DATA SHOWN =
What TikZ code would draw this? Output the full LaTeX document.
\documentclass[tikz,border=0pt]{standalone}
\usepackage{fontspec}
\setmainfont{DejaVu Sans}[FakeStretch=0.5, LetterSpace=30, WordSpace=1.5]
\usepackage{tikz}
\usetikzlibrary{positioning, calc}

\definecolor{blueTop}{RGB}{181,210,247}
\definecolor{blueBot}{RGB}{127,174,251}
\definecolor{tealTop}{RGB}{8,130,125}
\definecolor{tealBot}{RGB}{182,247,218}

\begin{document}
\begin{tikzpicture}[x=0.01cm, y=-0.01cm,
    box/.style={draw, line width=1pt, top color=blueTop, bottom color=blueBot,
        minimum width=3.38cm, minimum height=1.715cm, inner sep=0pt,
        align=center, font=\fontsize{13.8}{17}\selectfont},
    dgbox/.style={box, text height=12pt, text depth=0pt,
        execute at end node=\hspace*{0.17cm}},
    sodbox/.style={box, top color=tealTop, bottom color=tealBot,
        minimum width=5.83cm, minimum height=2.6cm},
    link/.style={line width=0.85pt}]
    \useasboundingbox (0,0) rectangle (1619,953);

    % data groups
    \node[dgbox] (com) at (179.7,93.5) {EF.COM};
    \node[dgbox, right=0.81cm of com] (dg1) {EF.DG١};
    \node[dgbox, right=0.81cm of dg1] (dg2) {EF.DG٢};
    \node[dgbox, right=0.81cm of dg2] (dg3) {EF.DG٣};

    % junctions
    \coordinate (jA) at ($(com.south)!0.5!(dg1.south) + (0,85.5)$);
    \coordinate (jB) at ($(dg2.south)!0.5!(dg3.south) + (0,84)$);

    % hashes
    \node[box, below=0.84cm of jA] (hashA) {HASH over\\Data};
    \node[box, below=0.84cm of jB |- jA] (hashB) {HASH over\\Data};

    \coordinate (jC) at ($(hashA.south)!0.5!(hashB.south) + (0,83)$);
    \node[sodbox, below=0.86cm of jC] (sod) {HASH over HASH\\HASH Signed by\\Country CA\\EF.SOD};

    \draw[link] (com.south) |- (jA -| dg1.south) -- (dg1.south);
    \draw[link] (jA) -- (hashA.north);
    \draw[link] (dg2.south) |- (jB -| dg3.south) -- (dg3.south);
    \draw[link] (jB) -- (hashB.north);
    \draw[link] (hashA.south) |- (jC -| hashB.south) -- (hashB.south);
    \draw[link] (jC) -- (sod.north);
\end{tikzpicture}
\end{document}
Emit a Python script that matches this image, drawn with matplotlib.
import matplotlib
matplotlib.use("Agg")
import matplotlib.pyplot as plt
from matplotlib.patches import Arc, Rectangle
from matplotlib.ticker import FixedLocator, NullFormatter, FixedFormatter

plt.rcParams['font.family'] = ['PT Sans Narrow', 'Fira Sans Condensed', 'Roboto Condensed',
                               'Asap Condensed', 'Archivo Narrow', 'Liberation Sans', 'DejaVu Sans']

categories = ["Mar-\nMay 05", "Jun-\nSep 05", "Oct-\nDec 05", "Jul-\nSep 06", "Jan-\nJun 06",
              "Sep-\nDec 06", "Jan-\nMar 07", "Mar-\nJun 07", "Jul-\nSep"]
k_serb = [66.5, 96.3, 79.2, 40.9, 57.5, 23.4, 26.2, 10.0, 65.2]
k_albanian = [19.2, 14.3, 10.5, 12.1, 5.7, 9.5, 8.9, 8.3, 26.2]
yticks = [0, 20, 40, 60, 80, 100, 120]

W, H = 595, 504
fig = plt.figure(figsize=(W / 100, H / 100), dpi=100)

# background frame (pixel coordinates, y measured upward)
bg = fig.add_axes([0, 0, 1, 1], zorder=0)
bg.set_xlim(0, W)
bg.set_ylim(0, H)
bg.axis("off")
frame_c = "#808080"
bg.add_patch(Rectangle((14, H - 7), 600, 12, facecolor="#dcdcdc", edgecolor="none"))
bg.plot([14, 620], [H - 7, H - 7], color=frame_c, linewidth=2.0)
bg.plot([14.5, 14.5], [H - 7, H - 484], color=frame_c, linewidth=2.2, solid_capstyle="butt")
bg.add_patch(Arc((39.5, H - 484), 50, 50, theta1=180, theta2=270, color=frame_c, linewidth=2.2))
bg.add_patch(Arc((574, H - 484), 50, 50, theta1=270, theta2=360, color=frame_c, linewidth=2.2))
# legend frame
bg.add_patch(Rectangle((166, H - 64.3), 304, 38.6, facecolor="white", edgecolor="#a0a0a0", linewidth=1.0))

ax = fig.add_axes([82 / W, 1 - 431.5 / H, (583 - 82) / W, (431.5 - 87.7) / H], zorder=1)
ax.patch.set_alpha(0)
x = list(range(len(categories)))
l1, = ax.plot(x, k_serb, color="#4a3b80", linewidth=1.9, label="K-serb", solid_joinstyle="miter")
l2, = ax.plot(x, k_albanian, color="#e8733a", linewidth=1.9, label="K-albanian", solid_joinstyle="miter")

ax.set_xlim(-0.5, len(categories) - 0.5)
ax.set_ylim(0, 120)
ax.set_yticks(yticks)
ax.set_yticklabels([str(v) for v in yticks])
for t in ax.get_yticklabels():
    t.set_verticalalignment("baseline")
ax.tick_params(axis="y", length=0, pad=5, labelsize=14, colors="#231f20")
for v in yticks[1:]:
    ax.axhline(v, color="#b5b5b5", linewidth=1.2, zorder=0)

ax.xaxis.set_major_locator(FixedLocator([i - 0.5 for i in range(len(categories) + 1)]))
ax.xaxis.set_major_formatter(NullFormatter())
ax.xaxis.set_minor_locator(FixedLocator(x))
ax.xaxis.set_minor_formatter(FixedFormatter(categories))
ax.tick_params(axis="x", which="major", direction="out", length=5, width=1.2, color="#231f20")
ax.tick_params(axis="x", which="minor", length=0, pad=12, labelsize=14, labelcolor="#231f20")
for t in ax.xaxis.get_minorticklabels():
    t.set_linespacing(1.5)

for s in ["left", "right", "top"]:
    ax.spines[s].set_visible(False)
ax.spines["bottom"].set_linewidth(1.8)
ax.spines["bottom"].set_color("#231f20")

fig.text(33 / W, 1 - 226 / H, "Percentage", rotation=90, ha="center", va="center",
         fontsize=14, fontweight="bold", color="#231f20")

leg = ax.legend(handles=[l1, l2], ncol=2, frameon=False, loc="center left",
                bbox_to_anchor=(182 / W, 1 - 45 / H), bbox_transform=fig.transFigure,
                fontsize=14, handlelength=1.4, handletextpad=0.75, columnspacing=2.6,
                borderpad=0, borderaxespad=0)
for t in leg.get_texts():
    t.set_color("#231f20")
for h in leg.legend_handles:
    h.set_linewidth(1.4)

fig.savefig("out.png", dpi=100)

BRIEF = Copy out only the lines running from the beginning of the data to the line with "below=0.86cm of jC]", both ends included.

OUTPUT =
What TikZ code would draw this? Output the full LaTeX document.
\documentclass[tikz,border=0pt]{standalone}
\usepackage{fontspec}
\setmainfont{DejaVu Sans}[FakeStretch=0.5, LetterSpace=30, WordSpace=1.5]
\usepackage{tikz}
\usetikzlibrary{positioning, calc}

\definecolor{blueTop}{RGB}{181,210,247}
\definecolor{blueBot}{RGB}{127,174,251}
\definecolor{tealTop}{RGB}{8,130,125}
\definecolor{tealBot}{RGB}{182,247,218}

\begin{document}
\begin{tikzpicture}[x=0.01cm, y=-0.01cm,
    box/.style={draw, line width=1pt, top color=blueTop, bottom color=blueBot,
        minimum width=3.38cm, minimum height=1.715cm, inner sep=0pt,
        align=center, font=\fontsize{13.8}{17}\selectfont},
    dgbox/.style={box, text height=12pt, text depth=0pt,
        execute at end node=\hspace*{0.17cm}},
    sodbox/.style={box, top color=tealTop, bottom color=tealBot,
        minimum width=5.83cm, minimum height=2.6cm},
    link/.style={line width=0.85pt}]
    \useasboundingbox (0,0) rectangle (1619,953);

    % data groups
    \node[dgbox] (com) at (179.7,93.5) {EF.COM};
    \node[dgbox, right=0.81cm of com] (dg1) {EF.DG١};
    \node[dgbox, right=0.81cm of dg1] (dg2) {EF.DG٢};
    \node[dgbox, right=0.81cm of dg2] (dg3) {EF.DG٣};

    % junctions
    \coordinate (jA) at ($(com.south)!0.5!(dg1.south) + (0,85.5)$);
    \coordinate (jB) at ($(dg2.south)!0.5!(dg3.south) + (0,84)$);

    % hashes
    \node[box, below=0.84cm of jA] (hashA) {HASH over\\Data};
    \node[box, below=0.84cm of jB |- jA] (hashB) {HASH over\\Data};

    \coordinate (jC) at ($(hashA.south)!0.5!(hashB.south) + (0,83)$);
    \node[sodbox, below=0.86cm of jC] (sod) {HASH over HASH\\HASH Signed by\\Country CA\\EF.SOD};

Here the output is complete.